Letícia Alassë do Cine POP avaliou com 4 estrelas, ou seja, excelente. Escreveu: “’A Garota da Agulha’ revela um mundo cruel e implacável, como a personagem da ‘fada madrinha’ descreve. Ao retratar esse universo sem espaço para esperança ou cura, onde só restam destruidores e destroços, o filme afunda o espectador em uma lama sufocante, sem respiro. Magnus von Horn constrói uma fábula aterradora que, se você tem receio de confrontar o lado mais sombrio da natureza humana, pode ser melhor evitar essa experiência catártica”.

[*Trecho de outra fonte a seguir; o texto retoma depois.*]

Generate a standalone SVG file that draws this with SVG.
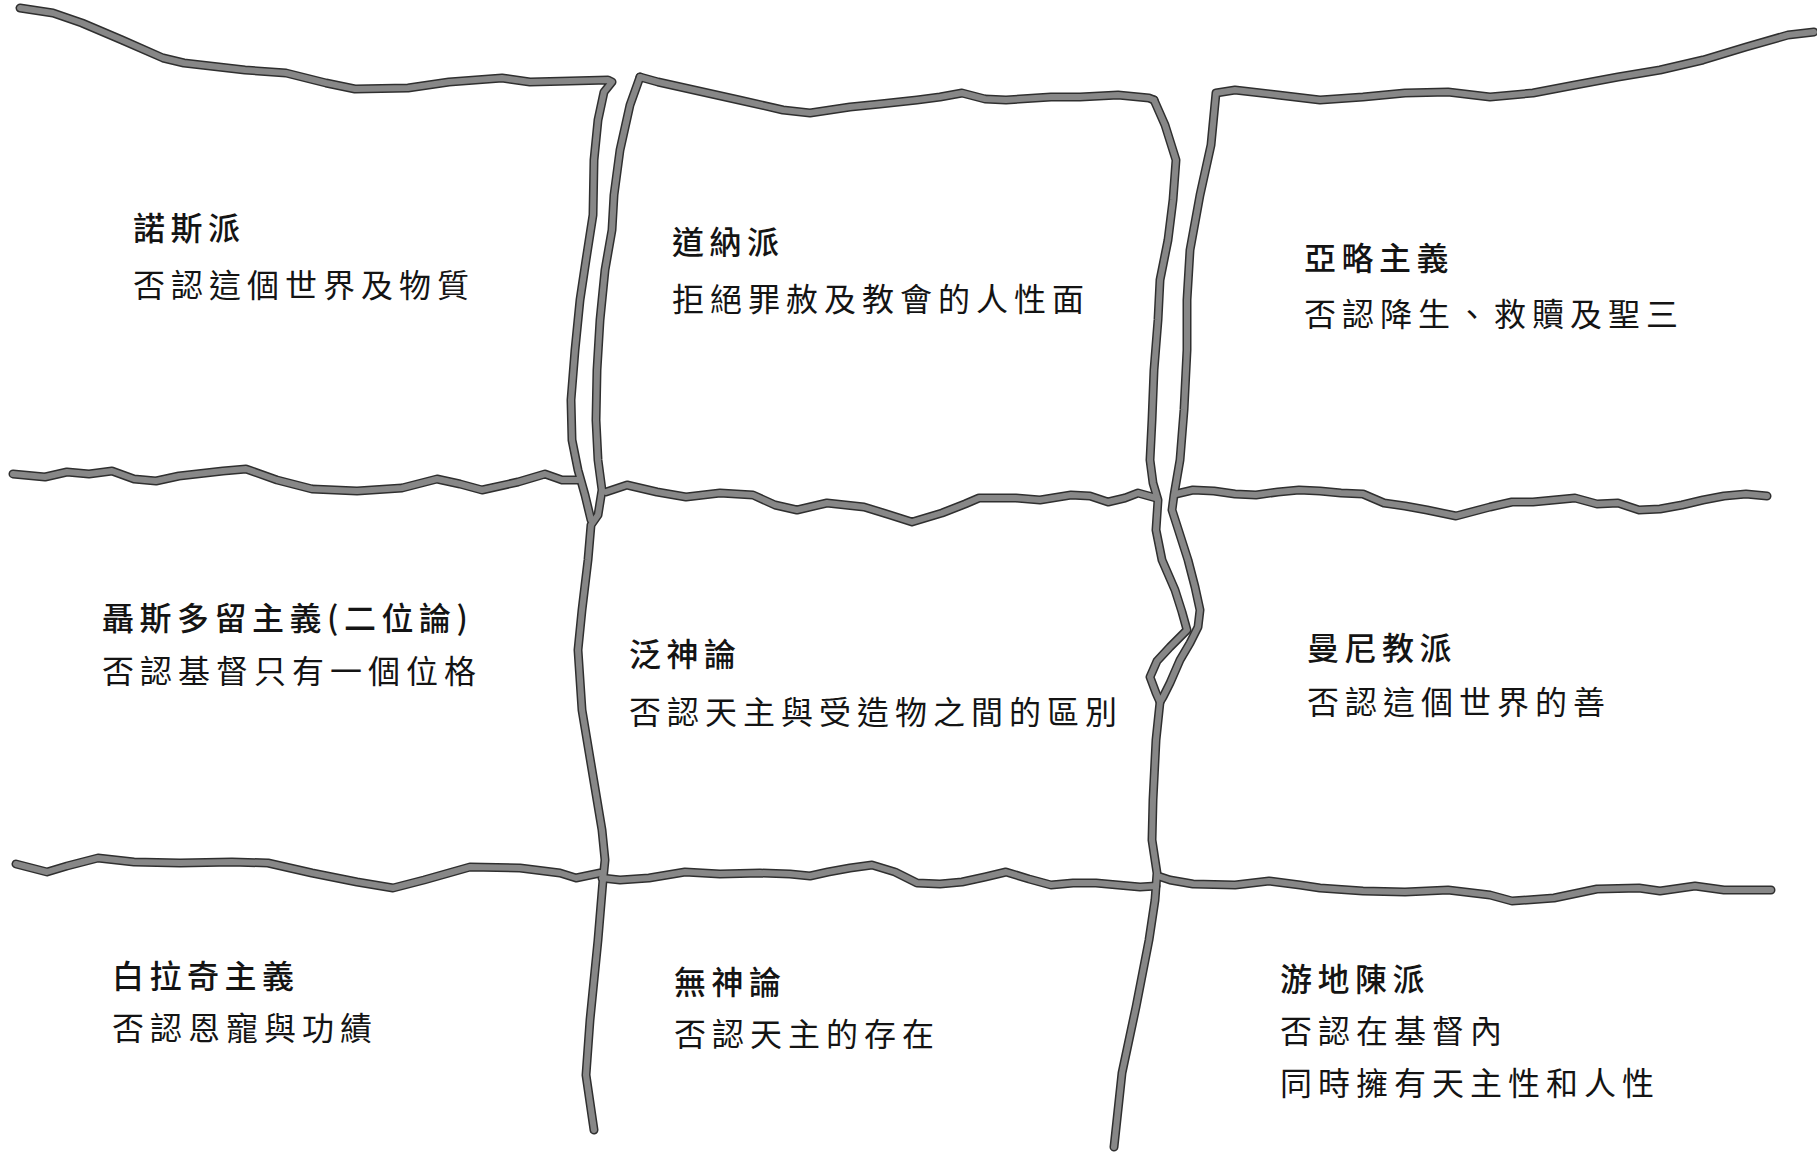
<svg xmlns="http://www.w3.org/2000/svg" xmlns:xlink="http://www.w3.org/1999/xlink" width="1817" height="1152" viewBox="0 0 1817 1152">
<style>
.bg{fill:#ffffff}
.edge{fill:none;stroke:#2f2f2f;stroke-width:9;stroke-linejoin:round;stroke-linecap:round}
.core{fill:none;stroke:#878787;stroke-width:6;stroke-linejoin:round;stroke-linecap:round}
.title{font-family:"Noto Sans CJK TC","Noto Sans CJK JP",sans-serif;font-size:32px;font-weight:500;fill:#141414;letter-spacing:5.5px}
.desc{font-family:"Noto Sans CJK TC","Noto Sans CJK JP",sans-serif;font-size:32px;font-weight:400;fill:#141414;letter-spacing:6px}
</style>
<defs>
<path id="p-top-left" d="M20,8 L53,13 L82,23 L122,40 L163,58 L184,63 L245,70 L286,73 L326,83 L355,89 L408,88 L449,82 L502,78 L530,82 L570,81 L608,80 L612,82 L604,92 L598,120 L594,160 L593,215 L586,260 L580,300 L575,350 L571,400 L572,440 L578,470 L585,495 L591,520"/>
<path id="p-left-divider" d="M640,77 L630,105 L620,150 L614,195 L612,230 L605,270 L600,320 L597,370 L596,420 L598,460 L602,490 L598,515 L591,525 L588,560 L582,610 L578,650 L582,710 L592,770 L602,830 L605,860 L603,880 L598,940 L590,1020 L586,1075 L594,1130"/>
<path id="p-top-mid" d="M640,77 L658,82 L694,90 L739,100 L783,110 L810,113 L850,107 L880,104 L917,100 L940,97 L962,93 L985,99 L1006,100 L1051,97 L1080,97 L1118,95 L1149,98 L1154,100"/>
<path id="p-right-divider" d="M1154,100 L1165,125 L1176,160 L1173,200 L1168,240 L1160,280 L1158,320 L1154,370 L1152,420 L1150,460 L1153,483 L1158,500 L1156,530 L1162,560 L1175,590 L1182,612 L1187,630 L1170,647 L1157,661 L1150,677 L1156,693 L1160,702 L1156,740 L1153,800 L1152,840 L1157,873 L1155,900 L1149,940 L1136,1007 L1122,1073 L1114,1147"/>
<path id="p-top-right" d="M1160,702 L1163,697 L1170,683 L1180,660 L1190,643 L1198,627 L1200,610 L1195,587 L1188,560 L1180,535 L1172,510 L1174,495 L1180,460 L1184,410 L1187,350 L1187,300 L1190,250 L1200,195 L1211,145 L1216,93 L1235,90 L1278,95 L1320,100 L1363,97 L1405,93 L1448,92 L1490,97 L1533,93 L1575,85 L1618,77 L1660,70 L1703,60 L1746,47 L1788,35 L1814,32"/>
<path id="p-row1-left" d="M13,474 L45,477 L67,472 L89,474 L112,471 L134,479 L156,481 L179,476 L223,471 L246,469 L277,480 L312,489 L357,491 L402,488 L437,479 L460,484 L482,490 L518,482 L545,474 L562,480 L578,480"/>
<path id="p-row1-mid" d="M606,492 L627,485 L657,492 L686,497 L720,493 L753,495 L775,505 L797,510 L827,503 L864,507 L890,515 L912,522 L942,513 L965,504 L979,498 L1016,498 L1040,500 L1071,495 L1090,496 L1108,502 L1125,498 L1138,493 L1156,498"/>
<path id="p-row1-right" d="M1176,494 L1193,490 L1214,491 L1235,494 L1256,495 L1278,492 L1299,490 L1320,491 L1341,493 L1363,494 L1384,503 L1405,506 L1427,510 L1456,516 L1490,507 L1512,502 L1533,502 L1554,500 L1575,498 L1597,504 L1618,503 L1639,510 L1660,509 L1682,505 L1703,500 L1724,496 L1746,494 L1767,496"/>
<path id="p-row2-left" d="M16,864 L47,872 L67,866 L98,858 L134,862 L180,863 L232,862 L268,863 L312,873 L357,882 L393,888 L424,880 L470,867 L520,868 L560,873 L576,878 L600,873"/>
<path id="p-row2-mid" d="M602,878 L620,880 L649,878 L685,872 L720,874 L760,873 L790,874 L810,876 L828,872 L850,868 L872,865 L895,872 L917,883 L940,884 L962,882 L985,877 L1006,872 L1029,879 L1051,885 L1073,883 L1096,883 L1118,885 L1140,887 L1156,886"/>
<path id="p-row2-right" d="M1158,876 L1170,880 L1193,884 L1235,885 L1269,881 L1300,885 L1320,888 L1363,891 L1405,892 L1448,890 L1490,895 L1512,901 L1554,898 L1597,889 L1639,888 L1660,891 L1695,886 L1724,890 L1771,890"/>
</defs>
<rect class="bg" x="0" y="0" width="1817" height="1152"/>
<g id="connectors">
<use class="edge" xlink:href="#p-top-left"/>
<use class="edge" xlink:href="#p-left-divider"/>
<use class="edge" xlink:href="#p-top-mid"/>
<use class="edge" xlink:href="#p-right-divider"/>
<use class="edge" xlink:href="#p-top-right"/>
<use class="edge" xlink:href="#p-row1-left"/>
<use class="edge" xlink:href="#p-row1-mid"/>
<use class="edge" xlink:href="#p-row1-right"/>
<use class="edge" xlink:href="#p-row2-left"/>
<use class="edge" xlink:href="#p-row2-mid"/>
<use class="edge" xlink:href="#p-row2-right"/>
<use class="core" xlink:href="#p-top-left"/>
<use class="core" xlink:href="#p-left-divider"/>
<use class="core" xlink:href="#p-top-mid"/>
<use class="core" xlink:href="#p-right-divider"/>
<use class="core" xlink:href="#p-top-right"/>
<use class="core" xlink:href="#p-row1-left"/>
<use class="core" xlink:href="#p-row1-mid"/>
<use class="core" xlink:href="#p-row1-right"/>
<use class="core" xlink:href="#p-row2-left"/>
<use class="core" xlink:href="#p-row2-mid"/>
<use class="core" xlink:href="#p-row2-right"/>
</g>
<g id="gnosticism">
<text class="title" x="133" y="240">諾斯派</text>
<text class="desc" x="133" y="297">否認這個世界及物質</text>
</g>
<g id="donatism">
<text class="title" x="672" y="254">道納派</text>
<text class="desc" x="672" y="311">拒絕罪赦及教會的人性面</text>
</g>
<g id="arianism">
<text class="title" x="1304" y="270">亞略主義</text>
<text class="desc" x="1304" y="326">否認降生、救贖及聖三</text>
</g>
<g id="nestorianism">
<text class="title" x="102" y="630">聶斯多留主義(二位論)</text>
<text class="desc" x="102" y="683">否認基督只有一個位格</text>
</g>
<g id="pantheism">
<text class="title" x="629" y="666">泛神論</text>
<text class="desc" x="629" y="724">否認天主與受造物之間的區別</text>
</g>
<g id="manichaeism">
<text class="title" x="1307" y="660">曼尼教派</text>
<text class="desc" x="1307" y="714">否認這個世界的善</text>
</g>
<g id="pelagianism">
<text class="title" x="112" y="988">白拉奇主義</text>
<text class="desc" x="112" y="1040">否認恩寵與功績</text>
</g>
<g id="atheism">
<text class="title" x="674" y="994">無神論</text>
<text class="desc" x="674" y="1046">否認天主的存在</text>
</g>
<g id="eutychianism">
<text class="title" x="1280" y="991">游地陳派</text>
<text class="desc" x="1280" y="1043">否認在基督內</text>
<text class="desc" x="1280" y="1095">同時擁有天主性和人性</text>
</g>
</svg>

O que eu achei: Eu gostei bastante do filme. Vi como ponto positivo, de cara, a fotografia arrebatadora, assinada por Michał Dymek, num P&B com aspecto 4:3 que, além de acentuar o clima claustrofóbico da narrativa, evoca a tela de cinema dos anos 1920, período no qual o filme se passa. Gostei muito também do excesso de contraste e dos rostos que aparecem logo no começo, em cima dos quais são feitas projeções de outras faces, gerando distorções muito típicas dos filmes expressionistas que também eram filmes da época. Aliás esse movimento expressionista do qual faziam parte diretores que eu amo como F. W. Murnau, Fritz Lang, Robert Wiene, Paul Wegener, Paul Leni e outros, em geral eles tinham um monstro ou alguém com alguma deficiência ou deformidade física como protagonista e aqui, apesar de haver um personagem que volta da guerra com o rosto deformado, o verdadeiro monstro da história ainda está por se revelar. A trilha sonora hipnotizante de Frederikke Hoffmeier é outro ponto forte que embala de forma precisa a história tétrica, densa, sem respiro, baseada em um caso real ocorrido na Dinamarca entre 1913 e 1920. O longa concorre ao Oscar de Melhor Filme Internacional. Fiquei até me perguntando se poderia tirar a estatueta do filme brasileiro “Ainda Estou Aqui” que também concorre, mas creio que não, pois é uma trama pesada demais para o gosto dos americanos. De qualquer forma é um excelente filme sobre as mazelas deixadas pela guerra e a perversidade humana. Veja preparado. Em tempo, uma curiosidade: na cena em que as duas protagonistas vão ao cinema uma música brasileira ecoa como que fazendo parte do filme que está sendo visto. Trata-se de "Sublime Provação" de Eduardo Souto.